A good broker is out to get the best insurance product for you based on your needs and has access to different providers selling a variety of property or casualty insurance. Long-term relationships with customers and reputation are keys to the success of an insurance broker. Depending on where you live, provincial organizations such as the Registered Insurance Brokers of Ontario and the Insurance Brokers Association of Alberta, among others, provide governance and education for independent brokers.
Brokers are often independent businesses with in-depth knowledge of the evolving insurance landscape and available services; that is their competitive advantage. A broker’s job is to quickly and accurately compare property or casualty insurance options from a variety of carriers on your behalf.

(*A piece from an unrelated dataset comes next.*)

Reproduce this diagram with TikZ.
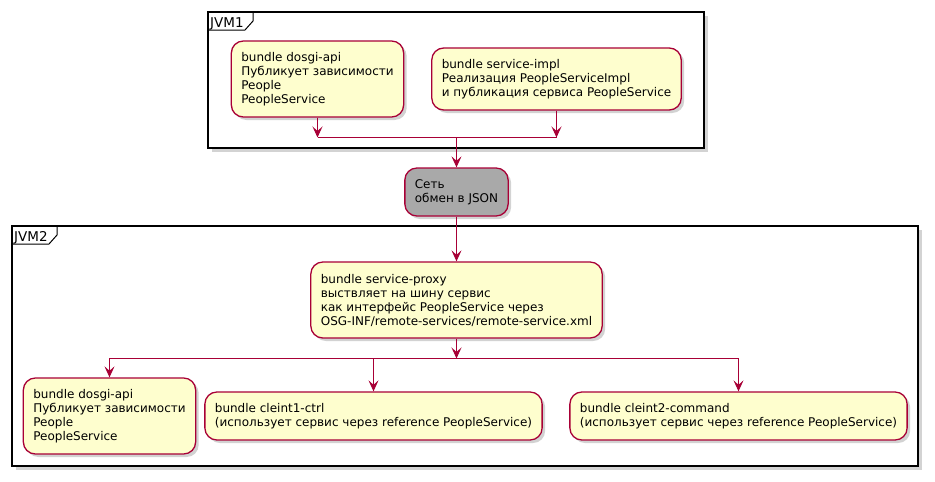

Brokers are licensed to sell multiple products, allowing you to get a package deal — home, auto, and life insurance all at once, for example. A broker is also better equipped to help consumers who need something more customized than a standard policy.
Your broker may receive a commission for providing their service that is reflected in your premium.
Questions to ask an insurance broker
Just as there are questions you should ask an agent, there are questions to ask when selecting an insurance broker:
- What are your qualifications?
- How long have you worked in the insurance industry?
- Will you work with me all the time, or will it be another staff member?
- How often will you be in touch?
- What is the process for making a claim? How long will it take?
- What carriers do you represent?
- Do you offer customized insurance products?
Choosing between an agent or a broker involves weighing pros and cons while understanding your specific insurance needs. It makes sense to shop around to find a balance between a fair rate and appropriate coverage.